◆ Problem details: Here are some records; copy every line that holds the word "this".

◆ Extracted material:

......

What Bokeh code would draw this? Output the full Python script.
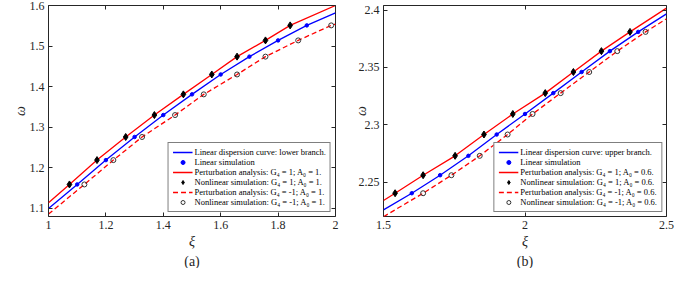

......

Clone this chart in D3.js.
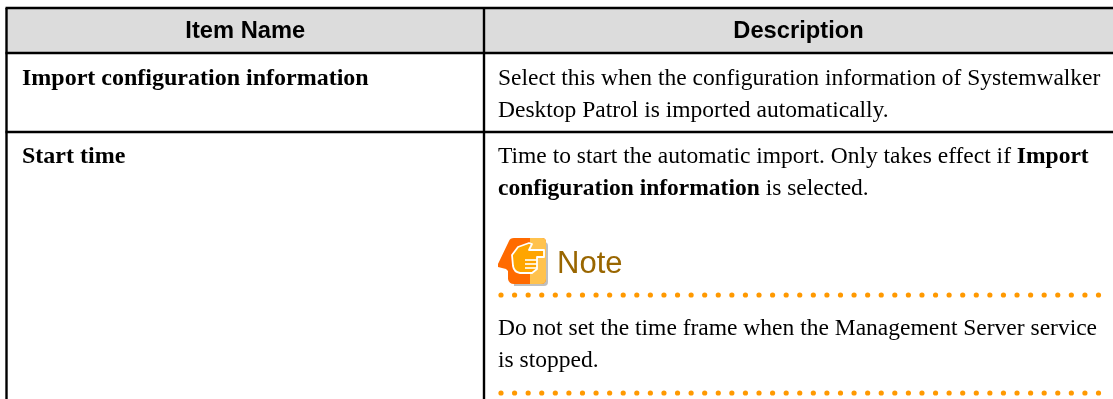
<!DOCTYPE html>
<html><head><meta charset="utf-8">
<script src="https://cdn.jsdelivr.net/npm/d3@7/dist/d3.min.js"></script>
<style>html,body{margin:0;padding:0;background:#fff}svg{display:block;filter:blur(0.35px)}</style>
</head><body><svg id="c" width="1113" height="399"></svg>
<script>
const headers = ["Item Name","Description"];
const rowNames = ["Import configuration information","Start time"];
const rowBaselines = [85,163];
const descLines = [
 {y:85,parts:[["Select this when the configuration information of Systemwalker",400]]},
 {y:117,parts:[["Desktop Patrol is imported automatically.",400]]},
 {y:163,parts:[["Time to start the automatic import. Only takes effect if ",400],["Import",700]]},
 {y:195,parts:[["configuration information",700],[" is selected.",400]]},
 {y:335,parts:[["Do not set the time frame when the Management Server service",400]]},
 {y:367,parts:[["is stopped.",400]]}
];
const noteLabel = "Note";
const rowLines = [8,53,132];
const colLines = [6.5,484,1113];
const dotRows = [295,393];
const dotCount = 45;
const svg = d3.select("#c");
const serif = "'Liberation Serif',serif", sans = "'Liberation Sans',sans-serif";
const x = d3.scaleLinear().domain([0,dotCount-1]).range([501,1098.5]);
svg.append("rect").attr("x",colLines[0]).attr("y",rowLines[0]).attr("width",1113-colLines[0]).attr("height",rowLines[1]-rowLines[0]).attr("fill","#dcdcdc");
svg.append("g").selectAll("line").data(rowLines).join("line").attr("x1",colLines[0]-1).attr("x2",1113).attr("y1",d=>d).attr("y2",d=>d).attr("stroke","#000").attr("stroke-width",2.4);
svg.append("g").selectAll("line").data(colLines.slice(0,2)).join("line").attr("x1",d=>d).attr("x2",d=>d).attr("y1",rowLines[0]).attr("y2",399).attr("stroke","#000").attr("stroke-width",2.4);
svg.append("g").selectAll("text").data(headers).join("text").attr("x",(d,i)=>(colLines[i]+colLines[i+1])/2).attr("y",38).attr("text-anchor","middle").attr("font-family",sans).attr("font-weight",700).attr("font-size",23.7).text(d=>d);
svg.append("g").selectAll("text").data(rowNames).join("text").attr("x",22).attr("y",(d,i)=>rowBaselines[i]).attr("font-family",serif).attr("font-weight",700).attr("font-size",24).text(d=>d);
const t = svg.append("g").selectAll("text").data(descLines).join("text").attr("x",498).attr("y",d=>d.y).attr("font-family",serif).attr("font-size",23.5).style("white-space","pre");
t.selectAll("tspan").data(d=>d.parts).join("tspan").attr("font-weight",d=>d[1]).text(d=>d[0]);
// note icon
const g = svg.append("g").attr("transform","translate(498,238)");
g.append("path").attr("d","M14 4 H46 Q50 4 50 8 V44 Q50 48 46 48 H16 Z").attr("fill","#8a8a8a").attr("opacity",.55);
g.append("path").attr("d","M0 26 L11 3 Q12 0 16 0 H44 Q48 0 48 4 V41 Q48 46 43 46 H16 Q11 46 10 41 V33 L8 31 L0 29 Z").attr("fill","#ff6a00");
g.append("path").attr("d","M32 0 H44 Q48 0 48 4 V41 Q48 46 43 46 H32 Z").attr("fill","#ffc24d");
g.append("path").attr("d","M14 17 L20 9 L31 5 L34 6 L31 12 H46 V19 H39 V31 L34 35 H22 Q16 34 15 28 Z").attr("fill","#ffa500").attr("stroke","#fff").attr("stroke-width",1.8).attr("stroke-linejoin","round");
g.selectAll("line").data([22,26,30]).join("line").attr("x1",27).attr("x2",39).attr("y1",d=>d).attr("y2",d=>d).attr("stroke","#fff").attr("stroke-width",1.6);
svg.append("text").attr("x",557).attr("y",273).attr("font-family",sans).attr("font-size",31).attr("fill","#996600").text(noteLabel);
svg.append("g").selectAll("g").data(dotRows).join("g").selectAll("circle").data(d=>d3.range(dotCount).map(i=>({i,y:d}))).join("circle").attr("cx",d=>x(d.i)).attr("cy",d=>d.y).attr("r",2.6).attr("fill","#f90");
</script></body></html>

......

◆ Answer for the task:
What Bokeh code would draw this? Output the full Python script.
Clone this chart in D3.js.
 {y:85,parts:[["Select this when the configuration information of Systemwalker",400]]},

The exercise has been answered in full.